In the Twenties, the elegant Daisy Fellowes purchased a pair of Indian-inspired diamond and emerald cuffs that could convert into a choker. Fellowes typically wore the lavish gems with ultrasimple gowns. Coffin calls Grace Kelly “the ultimate Franco-American connection.” Her numerous pieces on display reflect “the formal and the rather informal.” Compared to some of the other women represented, her choices seem subdued; even the grand diamond tiara Princess Grace wore to Princess Caroline’s 1978 wedding to Philippe Junot was relatively simple of design. “She liked pearls,” Coffin says. “Perhaps it was in her royal persona that there was a certain conservatism, but I think it reflected her slightly more understated, rather than flashy, elegance.”
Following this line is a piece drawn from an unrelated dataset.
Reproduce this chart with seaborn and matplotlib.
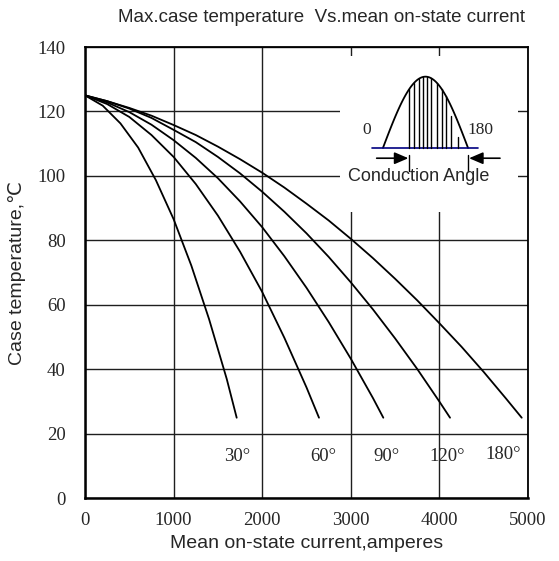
import numpy as np
import pandas as pd
import matplotlib
matplotlib.use("Agg")
import matplotlib.pyplot as plt
import seaborn as sns
from matplotlib.patches import Rectangle

# ---- data ----
angles = ["30°", "60°", "90°", "120°", "180°"]
x30 = [0, 200, 400, 600, 800, 1000, 1200, 1400, 1600, 1712]
y30 = [125, 121.8, 116.3, 108.8, 98.7, 86.6, 72.2, 55.6, 37, 25]
x60 = [0, 250, 500, 750, 1000, 1250, 1500, 1750, 2000, 2250, 2500, 2641]
y60 = [125, 122.3, 118.3, 112.7, 105.9, 97.5, 87.7, 76.5, 64, 49.8, 34.4, 25]
x90 = [0, 250, 500, 750, 1000, 1250, 1500, 1750, 2000, 2250, 2500, 2750, 3000, 3250, 3367]
y90 = [125, 122.8, 119.8, 115.9, 111.1, 105.6, 99.3, 92.1, 84.1, 75.1, 65.3, 54.7, 43.3, 31.1, 25]
x120 = [0, 250, 500, 750, 1000, 1250, 1500, 1750, 2000, 2250, 2500, 2750, 3000,
        3250, 3500, 3750, 4000, 4120]
y120 = [125, 123.2, 120.9, 118, 114.3, 110.5, 105.9, 100.8, 95.1, 88.9, 82.2, 74.9, 67,
        58.6, 49.6, 40.1, 30, 25]
x180 = [0, 250, 500, 750, 1000, 1250, 1500, 1750, 2000, 2250, 2500, 2750, 3000,
        3250, 3500, 3750, 4000, 4250, 4500, 4750, 4929]
y180 = [125, 123.2, 121.1, 118.7, 115.8, 112.7, 109.1, 105.2, 101, 96.4, 91.4, 86.2, 80.5,
        74.5, 68.1, 61.4, 54.3, 47, 39.2, 31, 25]
label_x = [1712, 2686, 3405, 4091, 4718]
label_y = [12.9, 12.9, 12.9, 12.9, 13.5]
xticks = [0, 1000, 2000, 3000, 4000, 5000]
yticks = [0, 20, 40, 60, 80, 100, 120, 140]

xs = [x30, x60, x90, x120, x180]
ys = [y30, y60, y90, y120, y180]
df = pd.concat([pd.DataFrame({"current": x, "temp": y, "angle": a})
                for a, x, y in zip(angles, xs, ys)], ignore_index=True)

sns.set_theme(style="white")
plt.rcParams["font.family"] = ["Liberation Sans", "DejaVu Sans"]

fig = plt.figure(figsize=(5.59, 5.61), dpi=100)
ax = fig.add_axes([85 / 559, 1 - 498.3 / 561, (528 - 85) / 559, (498.3 - 47) / 561])

sns.lineplot(data=df, x="current", y="temp", units="angle", estimator=None,
             sort=False, color="black", lw=1.3, ax=ax, zorder=3)

ax.set_xlim(0, 5000)
ax.set_ylim(0, 140)
ax.set_xticks(xticks)
ax.set_yticks(yticks)
ax.set_axisbelow(True)
ax.grid(True, color="#1e1e1e", lw=1.0)
for s in ax.spines.values():
    s.set_color("black")
    s.set_linewidth(1.3)
ax.spines["left"].set_linewidth(1.8)
ax.spines["bottom"].set_linewidth(1.8)

ax.tick_params(axis="x", length=0, pad=10, labelsize=13.5)
ax.tick_params(axis="y", length=0, pad=14, labelsize=13.5)
for lbl in ax.get_xticklabels() + ax.get_yticklabels():
    lbl.set_fontfamily(["Liberation Serif", "DejaVu Serif"])

ax.set_xlabel("Mean on-state current,amperes", fontsize=14, labelpad=4)
ax.set_ylabel("Case temperature,\u2103", fontsize=14, labelpad=8)
fig.text(321 / 559, 1 - 18 / 561, "Max.case temperature  Vs.mean on-state current",
         ha="center", va="center", fontsize=13.5)

# curve labels
for a, lx, ly in zip(angles, label_x, label_y):
    ax.text(lx, ly, a, ha="center", va="center", fontsize=13.5,
            family=["Liberation Serif", "DejaVu Serif"])

# ---- inset: conduction angle sketch ----
box_x0, box_x1, box_y0, box_y1 = 2878, 4887, 88.8, 137.3
ax.add_patch(Rectangle((box_x0, box_y0), box_x1 - box_x0, box_y1 - box_y0,
                       facecolor="white", edgecolor="none", zorder=1))
hump_x0, hump_x1, base_y, peak = 3363, 4323, 108.7, 22.1
t = np.linspace(0, 1, 100)
ax.plot(hump_x0 + t * (hump_x1 - hump_x0), base_y + peak * np.sin(np.pi * t),
        color="black", lw=1.3, zorder=4)
ax.plot([3235, 4439], [base_y, base_y], color="#000080", lw=1.2, zorder=4)
hatch_t = [0.31, 0.365, 0.42, 0.475, 0.52, 0.57, 0.63, 0.69, 0.74, 0.80, 0.886]
hatch_top = [None] * 9 + [118.7, 112.1]
for ht, top in zip(hatch_t, hatch_top):
    hx = hump_x0 + ht * (hump_x1 - hump_x0)
    hy = base_y + peak * np.sin(np.pi * ht) if top is None else top
    ax.plot([hx, hx], [base_y, hy], color="black", lw=1.0, zorder=4)
ax.text(3183, 114.1, "0", ha="center", va="center", fontsize=12.5,
        family=["Liberation Serif", "DejaVu Serif"], zorder=5)
ax.text(4458, 114.1, "180", ha="center", va="center", fontsize=12.5,
        family=["Liberation Serif", "DejaVu Serif"], zorder=5)
arr_y = 105.5
ax.annotate("", xy=(3650, arr_y), xytext=(3292, arr_y),
            arrowprops=dict(arrowstyle="-|>,head_length=0.7,head_width=0.3",
                            color="black", lw=1.2, shrinkA=0, shrinkB=0), zorder=5)
ax.annotate("", xy=(4335, arr_y), xytext=(4684, arr_y),
            arrowprops=dict(arrowstyle="-|>,head_length=0.7,head_width=0.3",
                            color="black", lw=1.2, shrinkA=0, shrinkB=0), zorder=5)
ax.plot([3660, 3660], [101.6, 106.5], color="black", lw=1.0, zorder=5)
ax.plot([4326, 4326], [101.6, 106.5], color="black", lw=1.0, zorder=5)
ax.text(3770, 99.9, "Conduction Angle", ha="center", va="center", fontsize=13,
        zorder=5)

fig.savefig("out.png", dpi=100)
Conversely, Taylor’s pieces, which she “kindly lent” to the museum, reflect her taste as well as that of Mike Todd and Richard Burton. “She had two husbands with great jewelry taste and herself,” Coffin says, “so there’s a real breadth in her collection.” Discretion was not part of the range. Taylor’s gems include a coral and amethyst bracelet with matching earrings Burton bought because, Coffin explains, “the amethyst matched the violet of her eyes, of course, very splashily.”
Indeed. Taylor once referred to herself as vulgar. Whether or not one accepts that cheekily harsh self-assessment, all would agree she was a woman who knew herself, reveled in her own flamboyance and adorned herself to reflect the delightfully showy reality. Jewelry proved essential to the process.
The same can be said for all of Coffin’s subjects, not that all were of La Liz-level flash, but all wore jewelry the way it was intended, as that most personal of adornments that offered intriguing clues, albeit of the toniest sort, to their personalities. Whether they bought it themselves — Coffin says a surprising number did — or had men buy it for them, they owned it literally and figuratively.
In contrast, today’s stars hit the red carpet in sparklers they’ve borrowed or have been compensated to flaunt, gems that may or may not feel in keeping with their personalities, or their fashion attire for the evening or, in the case of the starlet set, look at all age-appropriate, but gems that always, always get a hearty shout-out from Ryan Seacrest and the viewing masses. And Elizabeth Taylor thought she was vulgar.